You can argue even further that $0 \in B_\infty(0; 1)$ cannot be contained in the $1$-interior. So, what would help is to show that $0$ is the $1$-limit of a sequence of functions in $C[0, 1] \setminus B_\infty(0; 1)$.
How do we construct such functions? It's not hard. The $1$-norm doesn't care about how large the function values get, so long as the size of the integral is managed. Functions with a sharp spike in the graph can have small norms, provided the spike is very thin. We need to construct functions with thin enough spikes so that the integral approaches $0$, while the peaks of the spikes give us function values larger than $1$.

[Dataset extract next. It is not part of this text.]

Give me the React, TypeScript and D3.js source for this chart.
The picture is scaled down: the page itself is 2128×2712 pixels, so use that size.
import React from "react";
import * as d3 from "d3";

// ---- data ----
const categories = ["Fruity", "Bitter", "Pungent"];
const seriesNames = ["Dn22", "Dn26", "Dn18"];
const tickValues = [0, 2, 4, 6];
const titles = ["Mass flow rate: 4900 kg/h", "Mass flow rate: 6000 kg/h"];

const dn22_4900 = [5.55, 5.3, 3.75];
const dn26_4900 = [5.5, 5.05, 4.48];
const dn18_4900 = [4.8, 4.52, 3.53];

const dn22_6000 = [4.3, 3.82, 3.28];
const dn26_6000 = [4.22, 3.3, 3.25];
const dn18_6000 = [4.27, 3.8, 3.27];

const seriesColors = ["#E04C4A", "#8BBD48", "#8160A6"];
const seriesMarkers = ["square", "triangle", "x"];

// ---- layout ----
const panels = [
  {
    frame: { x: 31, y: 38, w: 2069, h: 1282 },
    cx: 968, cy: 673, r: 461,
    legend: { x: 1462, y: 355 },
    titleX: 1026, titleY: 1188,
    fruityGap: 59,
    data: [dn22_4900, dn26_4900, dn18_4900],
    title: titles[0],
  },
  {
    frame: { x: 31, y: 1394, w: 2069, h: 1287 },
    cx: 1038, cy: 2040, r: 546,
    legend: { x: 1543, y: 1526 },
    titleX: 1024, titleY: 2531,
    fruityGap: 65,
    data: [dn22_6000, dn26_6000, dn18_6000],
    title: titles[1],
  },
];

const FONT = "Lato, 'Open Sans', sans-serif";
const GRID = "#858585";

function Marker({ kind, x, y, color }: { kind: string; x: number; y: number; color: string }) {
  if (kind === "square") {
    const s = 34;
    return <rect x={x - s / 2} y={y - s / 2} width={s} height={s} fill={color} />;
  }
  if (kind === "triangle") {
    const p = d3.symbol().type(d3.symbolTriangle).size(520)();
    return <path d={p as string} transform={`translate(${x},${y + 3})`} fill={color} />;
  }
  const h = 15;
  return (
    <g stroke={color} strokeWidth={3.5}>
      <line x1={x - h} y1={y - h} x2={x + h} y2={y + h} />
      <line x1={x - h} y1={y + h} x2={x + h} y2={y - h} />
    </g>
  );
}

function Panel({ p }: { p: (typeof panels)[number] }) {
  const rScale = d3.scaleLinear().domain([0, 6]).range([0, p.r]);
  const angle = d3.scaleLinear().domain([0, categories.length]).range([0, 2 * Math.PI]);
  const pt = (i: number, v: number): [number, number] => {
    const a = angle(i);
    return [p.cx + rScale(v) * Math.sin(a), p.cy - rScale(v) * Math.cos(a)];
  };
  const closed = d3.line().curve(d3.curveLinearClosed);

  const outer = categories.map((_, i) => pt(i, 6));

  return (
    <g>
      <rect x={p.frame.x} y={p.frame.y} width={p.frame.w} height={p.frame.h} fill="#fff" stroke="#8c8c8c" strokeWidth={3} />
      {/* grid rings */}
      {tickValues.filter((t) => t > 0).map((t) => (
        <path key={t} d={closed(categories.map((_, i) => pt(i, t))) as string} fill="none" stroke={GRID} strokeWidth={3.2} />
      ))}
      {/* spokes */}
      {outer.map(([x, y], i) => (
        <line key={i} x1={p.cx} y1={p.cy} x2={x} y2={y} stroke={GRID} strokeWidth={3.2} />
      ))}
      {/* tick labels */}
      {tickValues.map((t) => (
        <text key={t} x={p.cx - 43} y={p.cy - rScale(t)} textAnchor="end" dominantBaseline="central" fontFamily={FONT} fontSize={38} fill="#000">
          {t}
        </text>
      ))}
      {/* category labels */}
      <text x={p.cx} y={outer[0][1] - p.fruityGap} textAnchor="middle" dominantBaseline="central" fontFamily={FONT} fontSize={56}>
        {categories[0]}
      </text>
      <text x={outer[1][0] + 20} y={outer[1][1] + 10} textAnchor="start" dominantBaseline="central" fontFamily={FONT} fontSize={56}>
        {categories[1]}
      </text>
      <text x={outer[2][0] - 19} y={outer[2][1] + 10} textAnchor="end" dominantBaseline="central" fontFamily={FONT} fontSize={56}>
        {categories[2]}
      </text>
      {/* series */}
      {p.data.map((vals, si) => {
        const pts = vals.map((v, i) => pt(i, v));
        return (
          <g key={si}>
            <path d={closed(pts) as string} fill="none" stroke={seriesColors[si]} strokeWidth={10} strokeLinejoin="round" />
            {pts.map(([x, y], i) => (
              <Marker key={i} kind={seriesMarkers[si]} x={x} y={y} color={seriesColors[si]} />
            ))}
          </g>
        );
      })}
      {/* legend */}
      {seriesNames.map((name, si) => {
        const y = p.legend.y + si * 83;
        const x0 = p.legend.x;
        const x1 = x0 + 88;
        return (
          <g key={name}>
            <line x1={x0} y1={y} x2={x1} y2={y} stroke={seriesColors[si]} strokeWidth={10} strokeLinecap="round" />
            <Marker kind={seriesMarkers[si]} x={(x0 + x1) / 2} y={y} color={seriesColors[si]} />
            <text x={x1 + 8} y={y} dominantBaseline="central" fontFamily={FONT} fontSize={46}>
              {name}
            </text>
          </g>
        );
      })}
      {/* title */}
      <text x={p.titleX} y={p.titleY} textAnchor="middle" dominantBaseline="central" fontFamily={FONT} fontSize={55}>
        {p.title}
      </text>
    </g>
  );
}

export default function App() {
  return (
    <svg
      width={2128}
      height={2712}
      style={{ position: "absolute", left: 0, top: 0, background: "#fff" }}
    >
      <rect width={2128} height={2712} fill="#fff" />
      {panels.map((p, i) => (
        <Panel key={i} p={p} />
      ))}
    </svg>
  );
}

With this in mind, let us define, for $n \ge 1$, $$f_n(x) = \begin{cases} nx & \text{if } 0 \le x \le \frac{1}{n} \\ 2 - nx & \text{if } \frac{1}{n} < x \le \frac{2}{n} \\ 0 & \text{otherwise.}\end{cases}$$
Verify that $f_n$ is continuous. Note that $f_n(1/n) = 1$, which means that $\|f_n\|_\infty \ge 1$. But, \begin{align*} \|f_n\|_1 &= \int_0^1 |f_n(x)| \, \mathrm{d}x \\ &= \int_0^{\frac{1}{n}} nx \, \mathrm{d}x + \int_{\frac{1}{n}}^{\frac{2}{n}} 2 - nx \, \mathrm{d}x + \int_{\frac{2}{n}}^1 0 \, \mathrm{d}x \\ &= \left[\frac{n}{2}x^2\right]_0^{\frac{1}{n}} + \left[2x - \frac{n}{2}x^2\right]_{\frac{1}{n}}^{\frac{2}{n}} \\ &= \frac{1}{2n} + \frac{2}{n} - \frac{3}{2n} = \frac{1}{n}, \end{align*} which tends to $0$. That is, $f_n \to 0$ in the $1$-norm, completing the proof.

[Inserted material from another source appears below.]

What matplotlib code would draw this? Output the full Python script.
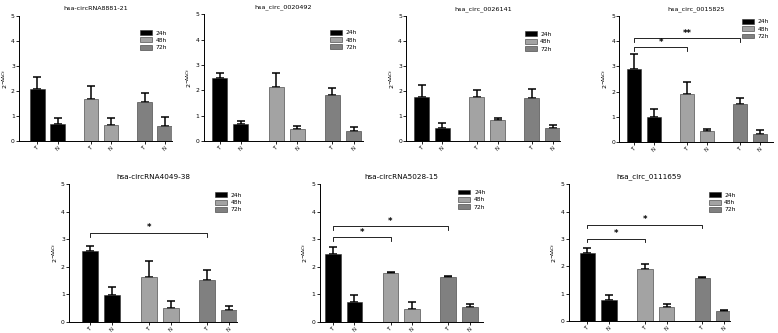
import matplotlib
matplotlib.use('Agg')
import matplotlib.pyplot as plt
import numpy as np
from matplotlib.patches import Patch

# bar order in each panel: T24, N24, T48, N48, T72, N72
tick_labels = ['T', 'N', 'T', 'N', 'T', 'N']
legend_labels = ['24h', '48h', '72h']

titles = [
    'hsa-circRNA8881-21', 'hsa_circ_0020492', 'hsa_circ_0026141', 'hsa_circ_0015825',
    'hsa-circRNA4049-38', 'hsa-circRNA5028-15', 'hsa_circ_0111659',
]

means_8881 = [2.07, 0.69, 1.68, 0.62, 1.55, 0.58]
errs_8881 = [0.47, 0.24, 0.50, 0.30, 0.35, 0.37]
means_0020492 = [2.50, 0.66, 2.13, 0.47, 1.82, 0.39]
errs_0020492 = [0.20, 0.12, 0.55, 0.13, 0.28, 0.16]
means_0026141 = [1.77, 0.50, 1.76, 0.82, 1.73, 0.53]
errs_0026141 = [0.45, 0.22, 0.26, 0.11, 0.34, 0.11]
means_0015825 = [2.88, 1.00, 1.90, 0.44, 1.49, 0.33]
errs_0015825 = [0.60, 0.29, 0.47, 0.07, 0.24, 0.14]
means_4049 = [2.57, 0.97, 1.65, 0.51, 1.53, 0.43]
errs_4049 = [0.18, 0.29, 0.55, 0.26, 0.34, 0.15]
means_5028 = [2.45, 0.72, 1.76, 0.49, 1.64, 0.55]
errs_5028 = [0.26, 0.25, 0.04, 0.25, 0.03, 0.12]
means_0111659 = [2.48, 0.76, 1.89, 0.52, 1.56, 0.36]
errs_0111659 = [0.20, 0.18, 0.20, 0.10, 0.03, 0.04]

# significance brackets: (bar index a, bar index b, height, label)
sig_0015825 = [(0, 2, 3.75, '*'), (0, 4, 4.12, '**')]
sig_4049 = [(0, 4, 3.24, '*')]
sig_5028 = [(0, 2, 3.07, '*'), (0, 4, 3.47, '*')]
sig_0111659 = [(0, 2, 3.01, '*'), (0, 4, 3.52, '*')]

all_means = [means_8881, means_0020492, means_0026141, means_0015825,
             means_4049, means_5028, means_0111659]
all_errs = [errs_8881, errs_0020492, errs_0026141, errs_0015825,
            errs_4049, errs_5028, errs_0111659]
all_sigs = [[], [], [], sig_0015825, sig_4049, sig_5028, sig_0111659]

# layout (figure fractions) and per-panel x limits
rects = [
    [0.0244, 0.577, 0.197, 0.375],
    [0.262, 0.577, 0.204, 0.380],
    [0.522, 0.577, 0.198, 0.375],
    [0.796, 0.574, 0.198, 0.378],
    [0.0887, 0.033, 0.216, 0.414],
    [0.411, 0.033, 0.2095, 0.414],
    [0.731, 0.036, 0.207, 0.411],
]
xlims = [(-0.92, 6.71), (-0.75, 6.75), (-0.75, 6.7), (-0.75, 7.0),
         (-0.97, 6.7), (-0.6, 6.93), (-0.87, 6.6)]
legend_anchor = [(1.0, 0.93), (1.0, 0.92), (0.98, 0.92), (1.01, 1.02),
                 (1.06, 0.98), (1.05, 1.0), (1.07, 0.98)]
title_size = [4.6, 4.6, 4.6, 4.6, 5.2, 5.2, 5.2]

colors = ['#000000', '#a3a3a3', '#808080']
bar_colors = [colors[0], colors[0], colors[1], colors[1], colors[2], colors[2]]
xpos = np.array([0, 1, 2.67, 3.67, 5.33, 6.33])

fig = plt.figure(figsize=(7.78, 3.33), dpi=100)

for i in range(7):
    ax = fig.add_axes(rects[i])
    m = np.array(all_means[i])
    e = np.array(all_errs[i])
    ax.bar(xpos, m, width=0.72, color=bar_colors, edgecolor='#333333', linewidth=0.4, zorder=2)
    ax.errorbar(xpos, m, yerr=[np.zeros_like(e), e], fmt='none', ecolor='black',
                elinewidth=1.1, capsize=3, capthick=1.1, zorder=1)

    for a, b, h, lab in all_sigs[i]:
        ax.plot([xpos[a], xpos[a], xpos[b], xpos[b]], [h - 0.14, h, h, h - 0.14],
                color='black', lw=0.6)
        ax.text((xpos[a] + xpos[b]) / 2, h + 0.02, lab, ha='center', va='bottom',
                fontsize=6, fontweight='bold')

    ax.set_xlim(*xlims[i])
    ax.set_ylim(0, 5)
    ax.set_yticks([0, 1, 2, 3, 4, 5])
    ax.set_xticks(xpos)
    ax.set_xticklabels(tick_labels, rotation=45, fontsize=3.8)
    ax.tick_params(axis='y', labelsize=4.3, length=2, width=0.6, pad=1)
    ax.tick_params(axis='x', length=2, width=0.6, pad=1)
    for s in ['top', 'right']:
        ax.spines[s].set_visible(False)
    for s in ['left', 'bottom']:
        ax.spines[s].set_linewidth(0.7)
    ax.set_title(titles[i], fontsize=title_size[i], pad=4)
    ax.set_ylabel(r'$2^{-\Delta\Delta Ct}$', fontsize=4.5, labelpad=1)

    handles = [Patch(facecolor=c, edgecolor='#333333', linewidth=0.4) for c in colors]
    ax.legend(handles, legend_labels, loc='upper right', bbox_to_anchor=legend_anchor[i],
              frameon=False, fontsize=4.3, handlelength=2.0, handleheight=0.9,
              labelspacing=0.3, handletextpad=0.6)

fig.savefig('out.png', dpi=100)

The other way you could view this is by looking at the inverse map. Since $I$ is bijective, $I^{-1}$ will be continuous if and only if $I$ is open. Since $I^{-1}$ is linear, it suffices to show it's not bounded. So, we should be able to find a sequence of points in $B_1(0; 1)$ whose $\infty$-norm is unbounded. You can give that one some thought yourself.